Faut-il pour autant démolir le film à cause de ses dix dernières minutes et de ses quelques baisses de rythme venant en grande partie de cette structure narrative automatique ? Bien évidemment que non, car l’émotion arrive clairement à passer par un magnifique duo d’acteurs. D’abord Michael Shannon, gueule étrange du cinéma américain qui s’est spécialisé dans les rôles d’illuminés entre World Trade Center d’Oliver Stone, The Runaways de Floria Sigismondi, Les Noces Rebelles de Sam Mendes et évidemment Bug de William Friedkin. On pense d’ailleurs beaucoup à ce dernier film, huis clos paranoïaque sur un thème similaire et qui était un peu plus efficace et traumatisant que le long-métrage de Nichols. Shannon confirme son talent d’immense acteur, à la fois subtil et inquiétant, et Nichols lui permet de casser quelques peu son image, le rendant plus « humain » que dans ses rôles précédents en le montrant en tant que « père de famille ». Il y a ensuite la sublime Jessica Chastain qui commence brillamment 2012 après une très belle année ayant vu sa révélation tonitruante et soudaine entre The Tree of Life de Terrence Malick, L’Affaire Rachel Singer de John Madden, Killing Fields d’Ami Canaan Mann, La Couleur des sentiments de Tate Taylor et Coriolanus de Ralph Fiennes (qui ne tardera pas à sortir en France). Elle irradie Take Shelter dans son rôle de mère et femme aimante, un peu comme elle l’avait fait dans le film de Malick.

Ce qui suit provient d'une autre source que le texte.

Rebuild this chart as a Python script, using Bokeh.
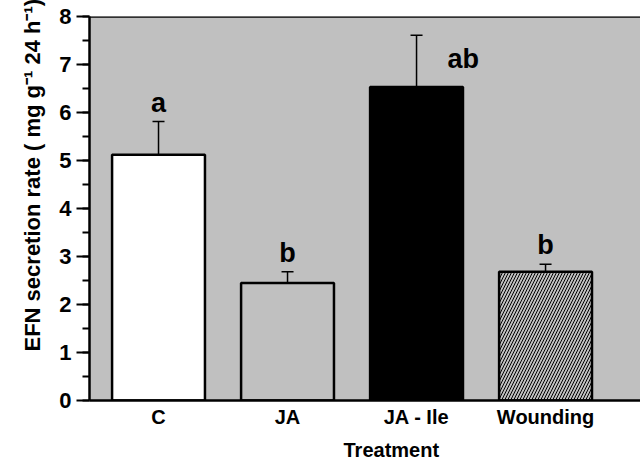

Si la mise en scène de Nichols se rapproche souvent d’un naturalisme à la Malick, son Take Shelter lorgne néanmoins plus vers la filmographie de M. Night Shyamalan. Phénomènes et surtout l’impressionnant Signes viennent immédiatement en tête : drames intimistes se déroulant en grande partie à la campagne, où l’irruption brutale du fantastique a avant tout comme objectif de ressouder une cellule familiale divisée. Si l’on ajoute à cela des séquences fantasmagoriques marquantes et une bande son assez envoutante, il n’y a aucune raison pour ne pas considérer Take Shelter comme le premier grand film de cette année.